How should we measure the success of VET investment?
The first measure is net new student growth into priority qualifications. That requires counting first-time commencements and publishing them consistently by field and provider type. It is not enough to report total fee-free places or continuing enrolments, because those can go up even as the pipeline of new starters shrinks. The second measure is completions, published in a timely way by priority field and by provider class. Learners and employers care about finished training that leads to employment, not just commencements. The third is sustained employment and wage outcomes, tracked at intervals after completion so that public funding can be judged by real labour market return. The fourth is choice and access. A healthy VET marketplace should be measured by the diversity of quality providers serving regional and industry needs, not just the throughput of one sector. The Department’s snapshots and NCVER’s national collections are both valuable, but what is missing is a simple, integrated, public set of metrics that answer these questions decisively every year.
What should change in policy design
Australia can preserve the social inclusion benefits of fee-free settings while fixing the pipeline problem. First, governments should publish a national measure of net new commencements in priority fields, alongside completions and employment outcomes, and make this the primary success indicator. Second, funding should follow the student into quality provision across both public TAFE and capable private RTOs, with provider eligibility anchored in transparent quality and performance thresholds rather than ownership type. That would align with the spirit of stakeholder submissions to the Senate process that called for balanced participation across the sector. Third, jurisdictions should rebalance eligibility rules so that fee-free places remain focused on priority skill gaps and on those facing genuine financial barriers, rather than being spread across multiple stacked enrolments for already qualified learners. Fourth, the Commonwealth and states should devote a portion of the fee-free envelope to tackling non-price barriers, including better careers advice, intensive learner support, flexible delivery and work-integrated learning, because these are the obstacles identified by learners and employers alike. None of these adjustments abandons the core promise of fee-free. All of them make the promise meaningful by tying it to outcomes that matter.

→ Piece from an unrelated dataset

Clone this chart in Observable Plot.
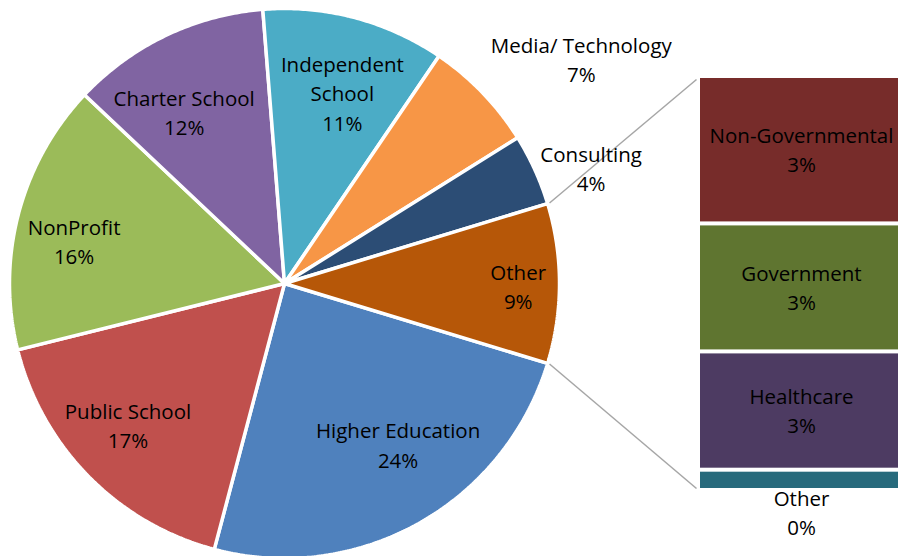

How to protect student freedom of choice without sacrificing public mission
The choice debate is not about privatising VET. It is about giving Australians access to the provider that best fits their circumstances while holding every provider to the same performance bar. A strong public TAFE network is a national asset. It delivers at scale, anchors regional provision and underpins social equity. But a strong network does not require exclusive access to fee-free funding. Opening funded places to quality-assured non-TAFE providers in priority fields would stimulate innovation in delivery models, expand evening and online options for working adults, and reduce waitlists in locations where TAFE capacity is constrained. This is precisely the sort of balanced approach that many employers and industry bodies called for in the inquiry process, which emphasised the complementary roles of TAFE and independent RTOs in meeting diverse skills needs. A policy that treats both sides fairly and funds what works would sharpen incentives to lift completion and employment outcomes across the entire sector.
A better deal for learners and employers
Learners need clarity about which courses lead to real jobs, predictable timetables that fit around work and family, genuine recognition of prior learning where appropriate, and support services that help them persist to completion. Employers need graduates who can do the work from day one and providers who will partner on equipment, placements and curriculum currency. Fee-free can support both groups, but only if it stops being an end in itself and becomes one tool in a broader package that measures and rewards what matters. That means using the Commonwealth program snapshot to track throughput, the national NCVER collections to track system health, and clear public dashboards that show whether fee-free places are bringing new people into training and through to employment. With transparent measures in place, governments can shift places and funding quickly to where they are most effective.
The role of states and what the Victorian experience tells us
Victoria’s trajectory illustrates both the promise and the limits of fee-free policy. The state reports rising participation, especially among reskilling adults and priority equity cohorts, driven in part by broadened eligibility that lets qualified people re-enter training and stack courses. That is a good social outcome. Yet taken nationally, where new commencements fell and continuing enrolments rose, it also shows how easily the policy can tilt toward serving those already in the system. The next phase of the fee-free policy needs to focus on first-time entrants and on fields where employers report chronic vacancies, while keeping the door open to adult reskilling that leads to higher productivity. The Victorian evidence is not a case for abandoning fee-free. It is a case for tightening targeting, strengthening measurement and broadening provider participation so that every public dollar lifts new capacity, not just re-labels existing activity.
Re-framing the national conversation
What looks like a paradox makes sense once we stop treating tuition fees as the only barrier. Many Australians who would benefit from VET are making complex decisions that weigh course relevance, travel time, learning support, placement availability and the likelihood of a good job at the end. Removing fees helps, but it does not magically create more hours in a week, more trainers in thin markets, or more workplaces willing to host learners on site. Meanwhile, if we funnel most funding through a single provider class, we will inevitably suppress some of the competition and flexibility that help adults fit study around life. A system that measures net new learners, funds both public and private delivery on merit, and pays close attention to completion and job outcomes is far more likely to deliver the pipeline the economy needs. The good news is that almost all of the building blocks exist in our data systems and funding agreements. The challenge is to use them.
Conclusion: invest for outcomes, not optics
Fee-Free TAFE began with a compelling moral intuition that cost should not stop people from gaining skills. That intuition still deserves support. But the test for a $1.5 billion-plus national investment is not the number of fee-free enrolments reported against a target. It is whether more Australians are starting training for the first time in priority fields, finishing on time and moving into secure jobs, and whether that pipeline is growing year on year. The recent pattern of 40,375 fewer new commencements alongside a rise in continuing TAFE students shows we are at risk of mistaking re-labelling for real expansion. Stronger measurement, smarter targeting, and funding parity across quality providers would shift effort from optics to outcomes. That is how we will turn a large investment into a genuine skills dividend for Australia, while safeguarding student freedom of choice and the vitality of the entire VET marketplace.
Sources used in this article include NCVER’s Government-funded students and courses 2024 release and explanatory materials, DEWR’s Fee-Free TAFE program pages and snapshots, the Victorian Government’s reporting on Free TAFE and subsidised training, the Holmesglen Institute research paper “An initial look at Fee-Free TAFE,” and the Senate inquiry materials on the Free TAFE Bill 2024.